Opinion:
Is taking control over our own data wishful thinking?
OPINION: Laws are promising to help us protect our privacy. But the ever-increasing complexity of digital systems can make this promise hard to keep.
Is any part of our private life left only for ourselves? The continuous sharing of our data with apps and digital platforms threatens our privacy. A new research approach explores whether there is appropriate technology to fulfill this promise in real life.
Trading privacy for services
Every day we give away information about parts of our lives to digital services with the hope of getting back better social connections, entertainment, health, and financial recommendations. This transaction might compromise our privacy, because our control over how this information is used is oftentimes limited.
Expectations for privacy protection
Privacy has been seen as a guardian of several fundamental human rights. The EU was therefore quick to introduce data protection regulations (e.g., GDPR) that aim to protect our privacy. These regulations express expectations we should have regarding the control over our personal data.
For example, the right to be forgotten empowers us to request from a service the deletion of data that reveals information about ourselves. This regulation sets the ambitious expectation that we can essentially control how long a service can store information about ourselves.
The introduction of such data protection regulations had an immediate impact on both industry and academia. They caused distress to companies, because it was not straightforward how such ambitious regulations can be enforced in practice. But they created excitement within the research community of Computer Security.
Researchers started to propose tools that could automatically check whether a system violates these data regulations. This is not an easy task: for one, data lives in the digital world, whereas data regulations live in the ambiguous world of human language.

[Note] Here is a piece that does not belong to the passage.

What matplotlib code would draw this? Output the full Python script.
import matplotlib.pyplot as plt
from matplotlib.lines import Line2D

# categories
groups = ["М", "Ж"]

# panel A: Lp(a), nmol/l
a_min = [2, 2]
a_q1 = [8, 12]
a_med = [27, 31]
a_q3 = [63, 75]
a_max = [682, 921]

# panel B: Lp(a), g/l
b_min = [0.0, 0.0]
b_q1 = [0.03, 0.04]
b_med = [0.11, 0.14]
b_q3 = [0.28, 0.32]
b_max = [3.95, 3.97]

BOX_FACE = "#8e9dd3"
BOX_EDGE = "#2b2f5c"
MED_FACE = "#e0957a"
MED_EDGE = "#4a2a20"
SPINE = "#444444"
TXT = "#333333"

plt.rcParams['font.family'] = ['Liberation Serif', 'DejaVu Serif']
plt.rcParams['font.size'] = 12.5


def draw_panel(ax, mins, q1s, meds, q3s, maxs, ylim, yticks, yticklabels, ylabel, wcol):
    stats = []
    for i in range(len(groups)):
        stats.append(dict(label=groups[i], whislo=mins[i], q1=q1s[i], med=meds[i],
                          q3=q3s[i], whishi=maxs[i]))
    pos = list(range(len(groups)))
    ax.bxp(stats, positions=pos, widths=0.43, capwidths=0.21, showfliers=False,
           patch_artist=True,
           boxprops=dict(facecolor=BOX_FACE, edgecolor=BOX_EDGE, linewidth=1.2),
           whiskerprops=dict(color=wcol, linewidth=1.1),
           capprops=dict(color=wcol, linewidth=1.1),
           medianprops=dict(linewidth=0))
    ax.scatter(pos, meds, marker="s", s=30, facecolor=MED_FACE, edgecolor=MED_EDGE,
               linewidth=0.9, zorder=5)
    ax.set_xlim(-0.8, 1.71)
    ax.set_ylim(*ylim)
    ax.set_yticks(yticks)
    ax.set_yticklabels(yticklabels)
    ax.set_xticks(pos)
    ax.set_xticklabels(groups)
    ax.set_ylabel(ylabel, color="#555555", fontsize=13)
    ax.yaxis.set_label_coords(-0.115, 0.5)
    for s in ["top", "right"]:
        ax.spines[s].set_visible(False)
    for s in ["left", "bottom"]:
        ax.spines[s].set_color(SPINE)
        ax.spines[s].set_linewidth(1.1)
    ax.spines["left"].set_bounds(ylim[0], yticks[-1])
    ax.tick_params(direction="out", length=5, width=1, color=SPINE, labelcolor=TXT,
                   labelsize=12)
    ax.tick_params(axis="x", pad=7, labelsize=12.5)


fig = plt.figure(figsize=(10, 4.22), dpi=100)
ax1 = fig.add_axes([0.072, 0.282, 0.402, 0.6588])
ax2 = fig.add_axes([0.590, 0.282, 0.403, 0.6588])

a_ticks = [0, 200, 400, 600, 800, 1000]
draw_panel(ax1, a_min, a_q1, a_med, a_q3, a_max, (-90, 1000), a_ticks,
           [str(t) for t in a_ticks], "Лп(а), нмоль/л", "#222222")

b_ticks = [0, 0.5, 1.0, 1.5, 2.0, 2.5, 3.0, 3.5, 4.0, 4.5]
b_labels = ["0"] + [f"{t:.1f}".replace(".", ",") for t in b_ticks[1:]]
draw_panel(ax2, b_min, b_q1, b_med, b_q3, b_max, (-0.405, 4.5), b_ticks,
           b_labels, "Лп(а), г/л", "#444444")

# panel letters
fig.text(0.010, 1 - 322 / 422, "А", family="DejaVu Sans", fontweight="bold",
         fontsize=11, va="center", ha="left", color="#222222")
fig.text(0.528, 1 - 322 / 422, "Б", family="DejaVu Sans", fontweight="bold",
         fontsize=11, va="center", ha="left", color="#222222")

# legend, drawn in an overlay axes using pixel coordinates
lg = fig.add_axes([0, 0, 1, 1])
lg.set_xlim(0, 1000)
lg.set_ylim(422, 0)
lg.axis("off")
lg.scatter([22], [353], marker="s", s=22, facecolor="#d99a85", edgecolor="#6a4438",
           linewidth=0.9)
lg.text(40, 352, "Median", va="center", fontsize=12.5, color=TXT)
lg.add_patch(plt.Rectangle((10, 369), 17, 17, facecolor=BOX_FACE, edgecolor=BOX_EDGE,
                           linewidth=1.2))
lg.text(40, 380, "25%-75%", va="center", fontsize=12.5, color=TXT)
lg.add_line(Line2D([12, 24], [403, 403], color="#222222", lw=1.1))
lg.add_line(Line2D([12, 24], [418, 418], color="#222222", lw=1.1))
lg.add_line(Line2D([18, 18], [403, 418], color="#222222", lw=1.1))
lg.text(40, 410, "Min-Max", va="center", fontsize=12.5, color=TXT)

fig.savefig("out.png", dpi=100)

Is lowering the expectations justified?
Over time, the interpretation of these regulations has been gradually relaxed from an idealistic one to a pragmatic one. For example, the right to be forgotten has been gradually converted into the right to erasure.
Upon our request, a service is expected to ensure erasure of certain data items using 'reasonable means.' But erasure using what a service regards as 'reasonable means' does not necessarily imply that our information will be forgotten by that service and any other party that got access to this information.

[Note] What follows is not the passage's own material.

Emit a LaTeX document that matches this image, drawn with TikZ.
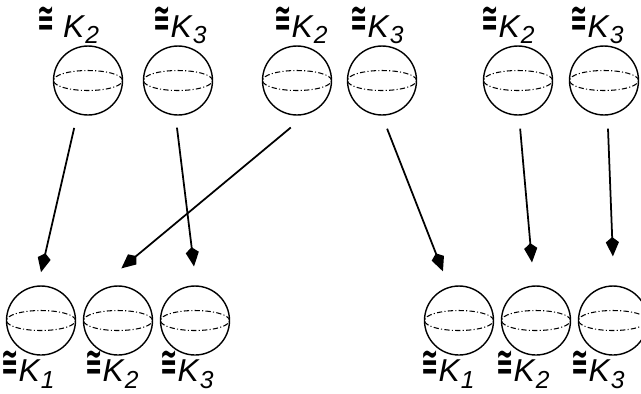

For instance, the fact that a field containing your birth date is erased does not necessarily imply that the service will forget your age.
The expectations for privacy protection seem to have been lowered. But are we all aware of this shift? And is there a scientific basis for justifying this lowering of the bar? Is there any study that shows that the initial expectations for data control are technologically infeasible to keep?
A novel approach
My research group at UiT in Tromsø is bringing together researchers from Computer Security and Law, to understand how much control we can really have over our own data. We are asking at what cost one can push the technology to comply with original interpretations of privacy regulations. Our results could be used to justify or question the tendency to lower the expectations for data control.

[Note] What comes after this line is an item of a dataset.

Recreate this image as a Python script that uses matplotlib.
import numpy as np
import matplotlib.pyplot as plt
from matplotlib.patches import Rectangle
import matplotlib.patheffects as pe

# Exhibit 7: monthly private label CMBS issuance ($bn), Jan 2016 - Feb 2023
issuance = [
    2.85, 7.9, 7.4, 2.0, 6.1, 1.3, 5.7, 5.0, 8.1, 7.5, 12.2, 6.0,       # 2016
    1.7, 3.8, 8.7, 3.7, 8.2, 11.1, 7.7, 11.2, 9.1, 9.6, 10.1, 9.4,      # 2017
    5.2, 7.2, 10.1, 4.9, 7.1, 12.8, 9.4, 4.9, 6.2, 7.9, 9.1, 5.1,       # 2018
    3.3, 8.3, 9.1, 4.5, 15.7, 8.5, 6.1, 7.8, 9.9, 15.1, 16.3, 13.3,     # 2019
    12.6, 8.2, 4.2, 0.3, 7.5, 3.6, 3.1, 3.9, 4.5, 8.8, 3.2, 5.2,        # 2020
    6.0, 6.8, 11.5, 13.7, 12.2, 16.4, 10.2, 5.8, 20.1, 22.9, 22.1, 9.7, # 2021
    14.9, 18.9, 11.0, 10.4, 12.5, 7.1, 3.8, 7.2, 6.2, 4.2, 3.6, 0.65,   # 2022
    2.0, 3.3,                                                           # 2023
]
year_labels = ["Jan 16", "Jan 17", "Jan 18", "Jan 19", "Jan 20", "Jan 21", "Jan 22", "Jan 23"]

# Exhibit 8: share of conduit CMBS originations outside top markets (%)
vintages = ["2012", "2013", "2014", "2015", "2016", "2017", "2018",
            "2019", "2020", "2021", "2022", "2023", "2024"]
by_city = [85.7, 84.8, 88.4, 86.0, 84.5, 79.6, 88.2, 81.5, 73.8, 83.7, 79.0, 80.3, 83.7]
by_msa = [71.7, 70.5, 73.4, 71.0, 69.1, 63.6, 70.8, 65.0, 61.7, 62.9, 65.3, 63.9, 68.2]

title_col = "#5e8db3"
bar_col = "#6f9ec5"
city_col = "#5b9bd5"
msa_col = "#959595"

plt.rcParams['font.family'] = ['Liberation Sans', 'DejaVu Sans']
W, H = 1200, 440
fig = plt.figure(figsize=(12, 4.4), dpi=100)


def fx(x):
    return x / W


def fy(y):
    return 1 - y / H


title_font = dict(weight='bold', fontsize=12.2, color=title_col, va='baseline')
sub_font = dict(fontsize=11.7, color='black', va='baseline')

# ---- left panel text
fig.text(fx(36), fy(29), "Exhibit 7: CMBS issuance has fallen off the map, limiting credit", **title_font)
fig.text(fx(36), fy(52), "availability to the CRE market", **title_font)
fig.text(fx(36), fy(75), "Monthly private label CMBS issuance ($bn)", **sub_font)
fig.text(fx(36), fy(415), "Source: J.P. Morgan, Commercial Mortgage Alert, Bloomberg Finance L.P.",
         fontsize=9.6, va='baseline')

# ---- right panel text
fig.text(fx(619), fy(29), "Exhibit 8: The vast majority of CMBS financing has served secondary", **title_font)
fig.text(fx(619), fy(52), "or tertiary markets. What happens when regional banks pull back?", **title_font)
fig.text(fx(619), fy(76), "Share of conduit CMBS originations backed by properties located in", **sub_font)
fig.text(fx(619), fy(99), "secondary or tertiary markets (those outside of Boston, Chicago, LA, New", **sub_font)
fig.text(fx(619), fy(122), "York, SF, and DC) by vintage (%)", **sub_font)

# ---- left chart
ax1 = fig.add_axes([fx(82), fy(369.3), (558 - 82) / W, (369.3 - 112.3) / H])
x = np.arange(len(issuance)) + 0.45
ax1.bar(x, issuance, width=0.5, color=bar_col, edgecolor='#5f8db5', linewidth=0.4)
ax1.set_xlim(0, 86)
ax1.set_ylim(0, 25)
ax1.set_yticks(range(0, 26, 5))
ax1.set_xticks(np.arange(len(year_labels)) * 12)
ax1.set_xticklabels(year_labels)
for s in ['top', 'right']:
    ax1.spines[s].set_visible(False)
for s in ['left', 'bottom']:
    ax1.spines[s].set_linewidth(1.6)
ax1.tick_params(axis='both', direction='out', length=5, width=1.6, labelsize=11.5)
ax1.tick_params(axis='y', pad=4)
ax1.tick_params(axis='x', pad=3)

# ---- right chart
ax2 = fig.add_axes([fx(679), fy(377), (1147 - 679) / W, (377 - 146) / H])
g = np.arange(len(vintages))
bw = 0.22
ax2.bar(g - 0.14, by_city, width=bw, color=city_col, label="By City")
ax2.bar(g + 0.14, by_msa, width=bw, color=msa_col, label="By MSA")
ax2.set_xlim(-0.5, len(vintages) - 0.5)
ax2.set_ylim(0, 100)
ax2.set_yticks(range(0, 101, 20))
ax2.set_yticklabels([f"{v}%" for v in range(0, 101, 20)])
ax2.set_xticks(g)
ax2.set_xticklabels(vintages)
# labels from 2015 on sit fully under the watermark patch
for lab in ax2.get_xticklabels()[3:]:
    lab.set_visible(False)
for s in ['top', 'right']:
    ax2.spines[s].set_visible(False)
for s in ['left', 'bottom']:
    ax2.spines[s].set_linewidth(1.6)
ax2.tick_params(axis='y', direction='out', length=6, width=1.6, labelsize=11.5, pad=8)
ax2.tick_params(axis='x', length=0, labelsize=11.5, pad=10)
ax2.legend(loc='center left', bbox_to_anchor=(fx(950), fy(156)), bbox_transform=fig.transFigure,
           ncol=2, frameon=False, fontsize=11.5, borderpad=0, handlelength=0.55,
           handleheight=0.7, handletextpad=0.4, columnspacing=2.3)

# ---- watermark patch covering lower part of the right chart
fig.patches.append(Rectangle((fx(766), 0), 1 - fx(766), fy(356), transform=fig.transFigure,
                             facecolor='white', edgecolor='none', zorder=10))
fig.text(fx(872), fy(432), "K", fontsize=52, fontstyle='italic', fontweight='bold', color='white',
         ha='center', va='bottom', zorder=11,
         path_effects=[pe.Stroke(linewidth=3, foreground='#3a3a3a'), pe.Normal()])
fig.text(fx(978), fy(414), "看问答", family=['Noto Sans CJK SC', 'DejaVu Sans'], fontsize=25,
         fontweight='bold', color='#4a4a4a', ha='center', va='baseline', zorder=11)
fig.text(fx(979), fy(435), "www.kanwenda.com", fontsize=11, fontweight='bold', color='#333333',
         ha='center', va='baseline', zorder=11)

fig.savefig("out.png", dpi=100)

A necessary condition for controlling data is to know where this data is in the first place. If one is aware of the location of data and how they are used within the system, then there is a chance for controlling who can access them and under what conditions.
We are building TracE2E, a tool that aims to trace data throughout digital systems, offer this location awareness, and thus enforce data regulations. Our group will assess whether TracE2E can be a realistic approach for controlling our personal data.
Privacy awareness
Understanding the technological and legal limits is difficult. Lowering expectations is easy. And it becomes even easier when we are not champions of our own privacy; when we are giving away voluntarily much more personal information than what services are asked to protect.
So, efforts to understand whether we can be in control of our data should be synchronised with efforts to increase awareness about privacy among us.